• _Dataset content_:
.....

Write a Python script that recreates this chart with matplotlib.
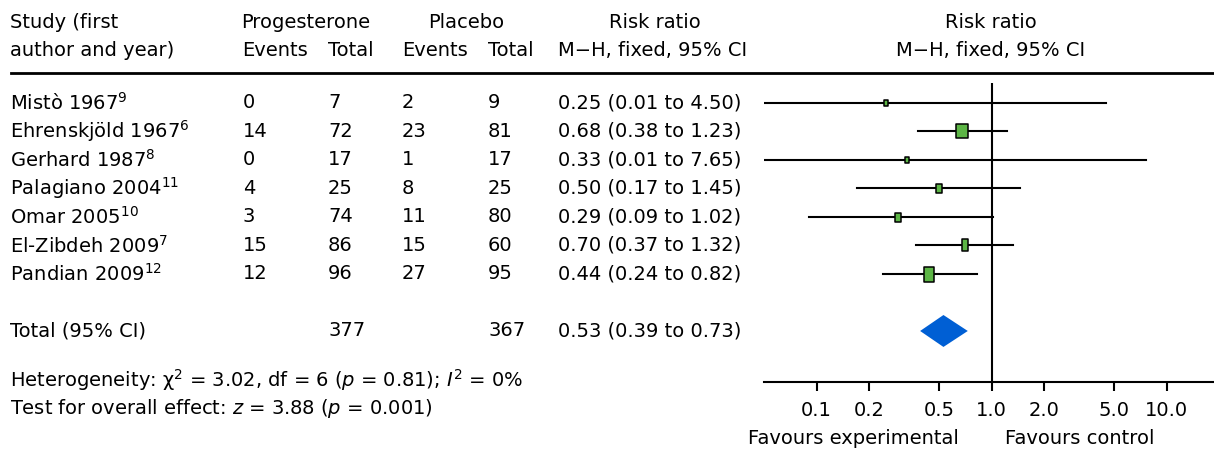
import matplotlib
matplotlib.use('Agg')
import matplotlib.pyplot as plt
from matplotlib.path import Path
from matplotlib.lines import Line2D
from matplotlib import transforms

plt.rcParams['font.family'] = ['DejaVu Sans']
plt.rcParams['mathtext.fontset'] = 'dejavusans'

# data
studies = ['Mistò 1967', 'Ehrenskjöld 1967', 'Gerhard 1987', 'Palagiano 2004',
           'Omar 2005', 'El-Zibdeh 2009', 'Pandian 2009']
refs = ['9', '6', '8', '11', '10', '7', '12']
prog_events = [0, 14, 0, 4, 3, 15, 12]
prog_total = [7, 72, 17, 25, 74, 86, 96]
plac_events = [2, 23, 1, 8, 11, 15, 27]
plac_total = [9, 81, 17, 25, 80, 60, 95]
rr = [0.25, 0.68, 0.33, 0.50, 0.29, 0.70, 0.44]
ci_lo = [0.01, 0.38, 0.01, 0.17, 0.09, 0.37, 0.24]
ci_hi = [4.50, 1.23, 7.65, 1.45, 1.02, 1.32, 0.82]
total_prog = 377
total_plac = 367
pooled = [0.53, 0.39, 0.73]
ticks = [0.1, 0.2, 0.5, 1, 2, 5, 10]
tick_labels = ['0.1', '0.2', '0.5', '1.0', '2.0', '5.0', '10.0']

# box sizes in pixels (width, height) as drawn in the original
box_w = [4.3, 11.3, 4.0, 5.7, 5.7, 6.3, 9.3]
box_h = [6.0, 14.7, 6.3, 9.0, 9.0, 12.7, 15.0]

W, H = 1214, 453
FS = 14
green = '#5cb545'
blue = '#005fd4'

fig = plt.figure(figsize=(W / 100, H / 100), dpi=100)
ax = fig.add_axes([764 / W, 1 - 382 / H, (1219.4 - 764) / W, (382 - 83) / H])
ax.set_xscale('log')
ax.set_xlim(0.05, 20)
ax.set_ylim(9.79, -0.7)

rows = list(range(len(studies)))
total_row = len(studies) + 1

ax.axvline(1, color='black', lw=1.5, zorder=1)
for i in rows:
    ax.plot([ci_lo[i], ci_hi[i]], [i, i], color='black', lw=1.5, zorder=2)
    w, h = box_w[i], box_h[i]
    verts = [(-w / 2, -h / 2), (w / 2, -h / 2), (w / 2, h / 2), (-w / 2, h / 2), (-w / 2, -h / 2)]
    mk = Path(verts, closed=True)
    ax.plot(rr[i], i, marker=mk, markersize=max(w, h) * 0.72,
            markerfacecolor=green, markeredgecolor='black', markeredgewidth=1.1, zorder=3)

ax.fill([pooled[1], pooled[0], pooled[2], pooled[0]],
        [total_row, total_row - 0.56, total_row, total_row + 0.56],
        color=blue, lw=0, zorder=3)

for s in ['top', 'right', 'left']:
    ax.spines[s].set_visible(False)
ax.spines['bottom'].set_linewidth(1.5)
ax.set_yticks([])
ax.set_xticks(ticks)
ax.set_xticklabels(tick_labels, fontsize=FS)
ax.xaxis.set_minor_locator(matplotlib.ticker.NullLocator())
ax.tick_params(axis='x', direction='out', length=6.5, width=1.5, pad=7)
ax.patch.set_visible(False)

# table text
tr = transforms.blended_transform_factory(fig.transFigure, ax.transData)
def fx(px):
    return px / W
def fy(py):
    return 1 - py / H

for i in rows:
    ax.text(fx(10), i, f'{studies[i]}$^{{{refs[i]}}}$', transform=tr, fontsize=FS, va='center')
    ax.text(fx(243), i, str(prog_events[i]), transform=tr, fontsize=FS, va='center')
    ax.text(fx(328), i, str(prog_total[i]), transform=tr, fontsize=FS, va='center')
    ax.text(fx(402), i, str(plac_events[i]), transform=tr, fontsize=FS, va='center')
    ax.text(fx(488), i, str(plac_total[i]), transform=tr, fontsize=FS, va='center')
    ax.text(fx(558), i, f'{rr[i]:.2f} ({ci_lo[i]:.2f} to {ci_hi[i]:.2f})',
            transform=tr, fontsize=FS, va='center')

ax.text(fx(10), total_row, 'Total (95% CI)', transform=tr, fontsize=FS, va='center')
ax.text(fx(328), total_row, str(total_prog), transform=tr, fontsize=FS, va='center')
ax.text(fx(488), total_row, str(total_plac), transform=tr, fontsize=FS, va='center')
ax.text(fx(558), total_row, f'{pooled[0]:.2f} ({pooled[1]:.2f} to {pooled[2]:.2f})',
        transform=tr, fontsize=FS, va='center')

# headers
fig.text(fx(10), fy(22), 'Study (first', fontsize=FS, va='center')
fig.text(fx(10), fy(50), 'author and year)', fontsize=FS, va='center')
fig.text(fx(306), fy(22), 'Progesterone', fontsize=FS, va='center', ha='center')
fig.text(fx(466), fy(22), 'Placebo', fontsize=FS, va='center', ha='center')
fig.text(fx(655), fy(22), 'Risk ratio', fontsize=FS, va='center', ha='center')
fig.text(fx(242), fy(50), 'Events', fontsize=FS, va='center')
fig.text(fx(328), fy(50), 'Total', fontsize=FS, va='center')
fig.text(fx(402), fy(50), 'Events', fontsize=FS, va='center')
fig.text(fx(488), fy(50), 'Total', fontsize=FS, va='center')
fig.text(fx(653), fy(50), 'M\u2212H, fixed, 95% CI', fontsize=FS, va='center', ha='center')
fig.text(fx(991), fy(22), 'Risk ratio', fontsize=FS, va='center', ha='center')
fig.text(fx(991), fy(50), 'M\u2212H, fixed, 95% CI', fontsize=FS, va='center', ha='center')

fig.add_artist(Line2D([fx(11), 1], [fy(73), fy(73)], color='black', lw=2))

fig.text(fx(10), fy(380), 'Heterogeneity: \u03c7$^2$ = 3.02, df = 6 ($p$ = 0.81); $I^2$ = 0%',
         fontsize=FS, va='center')
fig.text(fx(10), fy(408), 'Test for overall effect: $z$ = 3.88 ($p$ = 0.001)',
         fontsize=FS, va='center')

fig.text(fx(853), fy(438), 'Favours experimental', fontsize=FS, va='center', ha='center')
fig.text(fx(1080), fy(438), 'Favours control', fontsize=FS, va='center', ha='center')

fig.savefig('out.png', dpi=100)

.....

• _What this task involves_: Repeat the lines exactly as they stand, from the opening line of the data through the line with "plt.rcParams['mathtext.fontset'] = 'dejavusans'". Pictures stay out of the copy.

• _Reply to the task_:
Write a Python script that recreates this chart with matplotlib.
import matplotlib
matplotlib.use('Agg')
import matplotlib.pyplot as plt
from matplotlib.path import Path
from matplotlib.lines import Line2D
from matplotlib import transforms

plt.rcParams['font.family'] = ['DejaVu Sans']
plt.rcParams['mathtext.fontset'] = 'dejavusans'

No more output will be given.